* What is expected *
Reproduce the listing exactly and skip over any pictures.

## Start Stored data

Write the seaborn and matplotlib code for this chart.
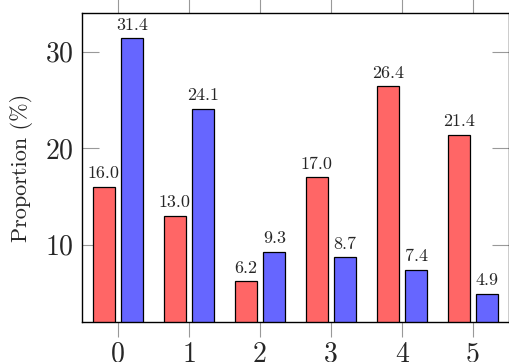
import numpy as np
import pandas as pd
import matplotlib
matplotlib.use('Agg')
import matplotlib.pyplot as plt
import seaborn as sns

categories = ['0', '1', '2', '3', '4', '5']
series_names = ['A', 'B']
values_a = [16.0, 13.0, 6.2, 17.0, 26.4, 21.4]
values_b = [31.4, 24.1, 9.3, 8.7, 7.4, 4.9]
yticks = [10, 20, 30]

sns.set_style('ticks')
plt.rcParams['font.family'] = ['cmr10', 'DejaVu Serif']
plt.rcParams['axes.formatter.use_mathtext'] = True
plt.rcParams['mathtext.fontset'] = 'cm'

df = pd.DataFrame({
    'cat': categories * 2,
    'series': [series_names[0]] * len(categories) + [series_names[1]] * len(categories),
    'value': values_a + values_b,
})

fig = plt.figure(figsize=(5.10, 3.62), dpi=100)
ax = fig.add_axes([0.161, 0.1105, 0.837, 0.8535])

sns.barplot(data=df, x='cat', y='value', hue='series', order=categories,
            hue_order=series_names, palette=['#FF6666', '#6666FF'],
            width=0.8, gap=0.225, edgecolor='black', linewidth=0.9,
            saturation=1, errorbar=None, legend=False, ax=ax)

# value labels above each bar
for cont in ax.containers:
    ax.bar_label(cont, fmt='%.1f', padding=4, fontsize=13)

ax.set_xlim(-0.507, 5.507)
ax.set_ylim(2.0, 34.0)
ax.set_yticks(yticks)
ax.set_xlabel('')
ax.set_ylabel('Proportion (%)', fontsize=16, labelpad=9)

for s in ax.spines.values():
    s.set_visible(True)
    s.set_color('black')
    s.set_linewidth(1.0)

ax.tick_params(axis='x', direction='out', top=True, bottom=True, length=11,
               color='#999999', width=0.8, labelsize=20, pad=3)
ax.tick_params(axis='y', direction='in', left=True, right=True, length=12,
               color='#999999', width=0.8, labelsize=20, pad=6)

fig.savefig('out.png', dpi=100)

## End Stored data

* Written reply *
Write the seaborn and matplotlib code for this chart.
import numpy as np
import pandas as pd
import matplotlib
matplotlib.use('Agg')
import matplotlib.pyplot as plt
import seaborn as sns

categories = ['0', '1', '2', '3', '4', '5']
series_names = ['A', 'B']
values_a = [16.0, 13.0, 6.2, 17.0, 26.4, 21.4]
values_b = [31.4, 24.1, 9.3, 8.7, 7.4, 4.9]
yticks = [10, 20, 30]

sns.set_style('ticks')
plt.rcParams['font.family'] = ['cmr10', 'DejaVu Serif']
plt.rcParams['axes.formatter.use_mathtext'] = True
plt.rcParams['mathtext.fontset'] = 'cm'

df = pd.DataFrame({
    'cat': categories * 2,
    'series': [series_names[0]] * len(categories) + [series_names[1]] * len(categories),
    'value': values_a + values_b,
})

fig = plt.figure(figsize=(5.10, 3.62), dpi=100)
ax = fig.add_axes([0.161, 0.1105, 0.837, 0.8535])

sns.barplot(data=df, x='cat', y='value', hue='series', order=categories,
            hue_order=series_names, palette=['#FF6666', '#6666FF'],
            width=0.8, gap=0.225, edgecolor='black', linewidth=0.9,
            saturation=1, errorbar=None, legend=False, ax=ax)

# value labels above each bar
for cont in ax.containers:
    ax.bar_label(cont, fmt='%.1f', padding=4, fontsize=13)

ax.set_xlim(-0.507, 5.507)
ax.set_ylim(2.0, 34.0)
ax.set_yticks(yticks)
ax.set_xlabel('')
ax.set_ylabel('Proportion (%)', fontsize=16, labelpad=9)

for s in ax.spines.values():
    s.set_visible(True)
    s.set_color('black')
    s.set_linewidth(1.0)

ax.tick_params(axis='x', direction='out', top=True, bottom=True, length=11,
               color='#999999', width=0.8, labelsize=20, pad=3)
ax.tick_params(axis='y', direction='in', left=True, right=True, length=12,
               color='#999999', width=0.8, labelsize=20, pad=6)

fig.savefig('out.png', dpi=100)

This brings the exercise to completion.